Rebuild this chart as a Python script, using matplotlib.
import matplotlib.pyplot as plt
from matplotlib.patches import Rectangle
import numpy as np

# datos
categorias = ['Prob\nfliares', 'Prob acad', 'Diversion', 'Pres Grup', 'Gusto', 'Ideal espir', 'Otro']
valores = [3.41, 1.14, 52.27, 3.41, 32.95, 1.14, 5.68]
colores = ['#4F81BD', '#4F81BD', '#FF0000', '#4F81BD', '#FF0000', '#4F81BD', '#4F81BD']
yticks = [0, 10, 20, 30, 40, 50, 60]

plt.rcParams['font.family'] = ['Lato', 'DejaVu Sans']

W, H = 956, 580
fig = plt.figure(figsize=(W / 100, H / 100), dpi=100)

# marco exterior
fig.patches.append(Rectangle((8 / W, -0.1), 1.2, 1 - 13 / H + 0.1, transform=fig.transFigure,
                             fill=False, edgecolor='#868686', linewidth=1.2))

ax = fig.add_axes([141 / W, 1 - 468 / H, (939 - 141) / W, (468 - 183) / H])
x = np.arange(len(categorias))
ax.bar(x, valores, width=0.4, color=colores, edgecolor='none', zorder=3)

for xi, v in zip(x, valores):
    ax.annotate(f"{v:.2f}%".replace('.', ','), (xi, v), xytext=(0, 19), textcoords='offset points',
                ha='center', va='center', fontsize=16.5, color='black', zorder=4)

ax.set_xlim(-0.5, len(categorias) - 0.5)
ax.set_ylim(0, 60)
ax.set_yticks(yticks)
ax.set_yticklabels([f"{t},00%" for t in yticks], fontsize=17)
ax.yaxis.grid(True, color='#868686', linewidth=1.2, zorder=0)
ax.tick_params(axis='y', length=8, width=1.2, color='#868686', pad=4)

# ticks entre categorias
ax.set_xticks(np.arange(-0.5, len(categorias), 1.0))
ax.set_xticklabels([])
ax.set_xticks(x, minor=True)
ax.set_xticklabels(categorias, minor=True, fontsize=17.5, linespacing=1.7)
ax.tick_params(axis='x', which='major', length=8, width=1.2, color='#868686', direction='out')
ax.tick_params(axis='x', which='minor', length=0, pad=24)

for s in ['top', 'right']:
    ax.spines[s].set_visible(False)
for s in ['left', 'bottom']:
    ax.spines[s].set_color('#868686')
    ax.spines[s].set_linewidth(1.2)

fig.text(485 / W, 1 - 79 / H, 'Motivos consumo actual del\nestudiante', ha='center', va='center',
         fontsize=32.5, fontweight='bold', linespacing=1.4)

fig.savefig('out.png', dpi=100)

################

Written instruction:
Looking at the material above, please copy exactly every line from its first line through the line containing "import numpy as np", with both ends included and nothing else.

Result for this task:
Rebuild this chart as a Python script, using matplotlib.
import matplotlib.pyplot as plt
from matplotlib.patches import Rectangle
import numpy as np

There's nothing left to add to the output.